--- Start Source excerpt ---
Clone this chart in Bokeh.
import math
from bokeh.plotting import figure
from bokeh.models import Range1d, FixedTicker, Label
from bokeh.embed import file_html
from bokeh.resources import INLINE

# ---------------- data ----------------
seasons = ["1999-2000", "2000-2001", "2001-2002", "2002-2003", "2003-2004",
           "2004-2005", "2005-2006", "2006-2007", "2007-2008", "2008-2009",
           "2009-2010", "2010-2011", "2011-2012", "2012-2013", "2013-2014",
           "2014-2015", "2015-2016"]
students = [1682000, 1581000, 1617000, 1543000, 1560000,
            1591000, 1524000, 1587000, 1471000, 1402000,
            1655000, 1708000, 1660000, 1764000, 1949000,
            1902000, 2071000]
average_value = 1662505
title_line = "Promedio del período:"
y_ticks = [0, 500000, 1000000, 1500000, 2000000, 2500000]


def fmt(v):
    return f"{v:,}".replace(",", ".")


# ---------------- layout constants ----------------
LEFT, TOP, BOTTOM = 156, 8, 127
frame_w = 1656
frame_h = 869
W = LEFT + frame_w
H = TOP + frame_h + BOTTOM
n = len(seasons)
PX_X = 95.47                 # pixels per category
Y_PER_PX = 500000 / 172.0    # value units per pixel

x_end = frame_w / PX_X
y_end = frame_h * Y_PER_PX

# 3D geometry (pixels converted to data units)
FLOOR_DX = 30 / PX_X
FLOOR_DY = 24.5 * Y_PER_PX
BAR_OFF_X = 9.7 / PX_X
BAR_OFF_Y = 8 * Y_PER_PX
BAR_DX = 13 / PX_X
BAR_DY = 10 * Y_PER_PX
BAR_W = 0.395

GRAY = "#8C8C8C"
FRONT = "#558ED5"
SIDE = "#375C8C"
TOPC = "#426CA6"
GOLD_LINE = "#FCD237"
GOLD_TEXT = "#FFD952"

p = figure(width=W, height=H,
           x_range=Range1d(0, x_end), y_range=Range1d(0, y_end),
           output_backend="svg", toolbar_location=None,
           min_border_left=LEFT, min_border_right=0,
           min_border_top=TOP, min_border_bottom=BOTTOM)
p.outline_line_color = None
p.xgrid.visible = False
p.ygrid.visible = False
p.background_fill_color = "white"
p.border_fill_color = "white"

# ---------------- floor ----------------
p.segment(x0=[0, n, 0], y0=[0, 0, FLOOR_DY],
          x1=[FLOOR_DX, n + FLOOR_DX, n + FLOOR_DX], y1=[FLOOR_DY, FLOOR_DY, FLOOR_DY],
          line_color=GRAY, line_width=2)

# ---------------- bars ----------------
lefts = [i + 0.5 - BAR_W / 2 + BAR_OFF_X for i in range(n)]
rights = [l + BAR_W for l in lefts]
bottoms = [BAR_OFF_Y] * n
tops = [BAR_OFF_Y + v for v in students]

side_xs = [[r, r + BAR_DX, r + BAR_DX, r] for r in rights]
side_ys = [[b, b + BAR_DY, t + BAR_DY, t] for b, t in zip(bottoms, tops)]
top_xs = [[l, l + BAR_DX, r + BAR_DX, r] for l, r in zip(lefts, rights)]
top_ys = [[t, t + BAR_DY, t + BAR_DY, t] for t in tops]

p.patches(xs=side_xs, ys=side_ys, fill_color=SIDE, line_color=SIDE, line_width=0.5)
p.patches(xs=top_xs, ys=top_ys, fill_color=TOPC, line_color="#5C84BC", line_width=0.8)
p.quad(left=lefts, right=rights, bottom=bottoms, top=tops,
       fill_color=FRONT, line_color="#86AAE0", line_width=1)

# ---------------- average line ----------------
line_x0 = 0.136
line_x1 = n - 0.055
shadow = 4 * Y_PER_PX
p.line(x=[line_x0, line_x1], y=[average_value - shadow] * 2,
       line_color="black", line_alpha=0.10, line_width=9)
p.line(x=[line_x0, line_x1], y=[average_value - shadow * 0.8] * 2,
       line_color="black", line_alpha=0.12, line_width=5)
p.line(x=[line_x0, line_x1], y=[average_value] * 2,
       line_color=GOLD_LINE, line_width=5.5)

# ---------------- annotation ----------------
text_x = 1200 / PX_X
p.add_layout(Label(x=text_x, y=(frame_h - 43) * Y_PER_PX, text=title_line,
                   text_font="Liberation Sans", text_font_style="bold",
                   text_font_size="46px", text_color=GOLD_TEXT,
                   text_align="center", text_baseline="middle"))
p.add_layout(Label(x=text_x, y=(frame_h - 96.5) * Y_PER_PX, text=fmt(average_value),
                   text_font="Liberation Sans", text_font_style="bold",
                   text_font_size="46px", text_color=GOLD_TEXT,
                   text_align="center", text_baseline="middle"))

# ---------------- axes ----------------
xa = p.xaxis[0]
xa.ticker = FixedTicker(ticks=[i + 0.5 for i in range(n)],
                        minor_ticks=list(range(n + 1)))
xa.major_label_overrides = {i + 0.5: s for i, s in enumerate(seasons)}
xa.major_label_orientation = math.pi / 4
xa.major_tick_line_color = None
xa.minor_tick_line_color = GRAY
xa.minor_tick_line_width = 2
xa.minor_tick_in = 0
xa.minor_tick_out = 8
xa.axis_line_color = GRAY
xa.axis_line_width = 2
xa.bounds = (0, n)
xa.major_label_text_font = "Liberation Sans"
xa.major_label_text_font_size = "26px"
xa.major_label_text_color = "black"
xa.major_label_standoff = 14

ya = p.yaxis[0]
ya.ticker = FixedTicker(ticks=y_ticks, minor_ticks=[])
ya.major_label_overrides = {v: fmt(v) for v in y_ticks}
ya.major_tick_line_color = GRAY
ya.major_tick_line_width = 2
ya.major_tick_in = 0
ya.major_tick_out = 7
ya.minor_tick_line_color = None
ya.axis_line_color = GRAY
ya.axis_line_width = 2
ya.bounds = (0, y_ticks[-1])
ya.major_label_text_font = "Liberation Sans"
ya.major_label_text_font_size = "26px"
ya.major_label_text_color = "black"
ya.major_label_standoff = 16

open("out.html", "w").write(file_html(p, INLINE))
--- End Source excerpt ---
--- What this task involves ---
Reproduce the material above, every line of it, exactly.

--- Finished task ---
Clone this chart in Bokeh.
import math
from bokeh.plotting import figure
from bokeh.models import Range1d, FixedTicker, Label
from bokeh.embed import file_html
from bokeh.resources import INLINE

# ---------------- data ----------------
seasons = ["1999-2000", "2000-2001", "2001-2002", "2002-2003", "2003-2004",
           "2004-2005", "2005-2006", "2006-2007", "2007-2008", "2008-2009",
           "2009-2010", "2010-2011", "2011-2012", "2012-2013", "2013-2014",
           "2014-2015", "2015-2016"]
students = [1682000, 1581000, 1617000, 1543000, 1560000,
            1591000, 1524000, 1587000, 1471000, 1402000,
            1655000, 1708000, 1660000, 1764000, 1949000,
            1902000, 2071000]
average_value = 1662505
title_line = "Promedio del período:"
y_ticks = [0, 500000, 1000000, 1500000, 2000000, 2500000]


def fmt(v):
    return f"{v:,}".replace(",", ".")


# ---------------- layout constants ----------------
LEFT, TOP, BOTTOM = 156, 8, 127
frame_w = 1656
frame_h = 869
W = LEFT + frame_w
H = TOP + frame_h + BOTTOM
n = len(seasons)
PX_X = 95.47                 # pixels per category
Y_PER_PX = 500000 / 172.0    # value units per pixel

x_end = frame_w / PX_X
y_end = frame_h * Y_PER_PX

# 3D geometry (pixels converted to data units)
FLOOR_DX = 30 / PX_X
FLOOR_DY = 24.5 * Y_PER_PX
BAR_OFF_X = 9.7 / PX_X
BAR_OFF_Y = 8 * Y_PER_PX
BAR_DX = 13 / PX_X
BAR_DY = 10 * Y_PER_PX
BAR_W = 0.395

GRAY = "#8C8C8C"
FRONT = "#558ED5"
SIDE = "#375C8C"
TOPC = "#426CA6"
GOLD_LINE = "#FCD237"
GOLD_TEXT = "#FFD952"

p = figure(width=W, height=H,
           x_range=Range1d(0, x_end), y_range=Range1d(0, y_end),
           output_backend="svg", toolbar_location=None,
           min_border_left=LEFT, min_border_right=0,
           min_border_top=TOP, min_border_bottom=BOTTOM)
p.outline_line_color = None
p.xgrid.visible = False
p.ygrid.visible = False
p.background_fill_color = "white"
p.border_fill_color = "white"

# ---------------- floor ----------------
p.segment(x0=[0, n, 0], y0=[0, 0, FLOOR_DY],
          x1=[FLOOR_DX, n + FLOOR_DX, n + FLOOR_DX], y1=[FLOOR_DY, FLOOR_DY, FLOOR_DY],
          line_color=GRAY, line_width=2)

# ---------------- bars ----------------
lefts = [i + 0.5 - BAR_W / 2 + BAR_OFF_X for i in range(n)]
rights = [l + BAR_W for l in lefts]
bottoms = [BAR_OFF_Y] * n
tops = [BAR_OFF_Y + v for v in students]

side_xs = [[r, r + BAR_DX, r + BAR_DX, r] for r in rights]
side_ys = [[b, b + BAR_DY, t + BAR_DY, t] for b, t in zip(bottoms, tops)]
top_xs = [[l, l + BAR_DX, r + BAR_DX, r] for l, r in zip(lefts, rights)]
top_ys = [[t, t + BAR_DY, t + BAR_DY, t] for t in tops]

p.patches(xs=side_xs, ys=side_ys, fill_color=SIDE, line_color=SIDE, line_width=0.5)
p.patches(xs=top_xs, ys=top_ys, fill_color=TOPC, line_color="#5C84BC", line_width=0.8)
p.quad(left=lefts, right=rights, bottom=bottoms, top=tops,
       fill_color=FRONT, line_color="#86AAE0", line_width=1)

# ---------------- average line ----------------
line_x0 = 0.136
line_x1 = n - 0.055
shadow = 4 * Y_PER_PX
p.line(x=[line_x0, line_x1], y=[average_value - shadow] * 2,
       line_color="black", line_alpha=0.10, line_width=9)
p.line(x=[line_x0, line_x1], y=[average_value - shadow * 0.8] * 2,
       line_color="black", line_alpha=0.12, line_width=5)
p.line(x=[line_x0, line_x1], y=[average_value] * 2,
       line_color=GOLD_LINE, line_width=5.5)

# ---------------- annotation ----------------
text_x = 1200 / PX_X
p.add_layout(Label(x=text_x, y=(frame_h - 43) * Y_PER_PX, text=title_line,
                   text_font="Liberation Sans", text_font_style="bold",
                   text_font_size="46px", text_color=GOLD_TEXT,
                   text_align="center", text_baseline="middle"))
p.add_layout(Label(x=text_x, y=(frame_h - 96.5) * Y_PER_PX, text=fmt(average_value),
                   text_font="Liberation Sans", text_font_style="bold",
                   text_font_size="46px", text_color=GOLD_TEXT,
                   text_align="center", text_baseline="middle"))

# ---------------- axes ----------------
xa = p.xaxis[0]
xa.ticker = FixedTicker(ticks=[i + 0.5 for i in range(n)],
                        minor_ticks=list(range(n + 1)))
xa.major_label_overrides = {i + 0.5: s for i, s in enumerate(seasons)}
xa.major_label_orientation = math.pi / 4
xa.major_tick_line_color = None
xa.minor_tick_line_color = GRAY
xa.minor_tick_line_width = 2
xa.minor_tick_in = 0
xa.minor_tick_out = 8
xa.axis_line_color = GRAY
xa.axis_line_width = 2
xa.bounds = (0, n)
xa.major_label_text_font = "Liberation Sans"
xa.major_label_text_font_size = "26px"
xa.major_label_text_color = "black"
xa.major_label_standoff = 14

ya = p.yaxis[0]
ya.ticker = FixedTicker(ticks=y_ticks, minor_ticks=[])
ya.major_label_overrides = {v: fmt(v) for v in y_ticks}
ya.major_tick_line_color = GRAY
ya.major_tick_line_width = 2
ya.major_tick_in = 0
ya.major_tick_out = 7
ya.minor_tick_line_color = None
ya.axis_line_color = GRAY
ya.axis_line_width = 2
ya.bounds = (0, y_ticks[-1])
ya.major_label_text_font = "Liberation Sans"
ya.major_label_text_font_size = "26px"
ya.major_label_text_color = "black"
ya.major_label_standoff = 16

open("out.html", "w").write(file_html(p, INLINE))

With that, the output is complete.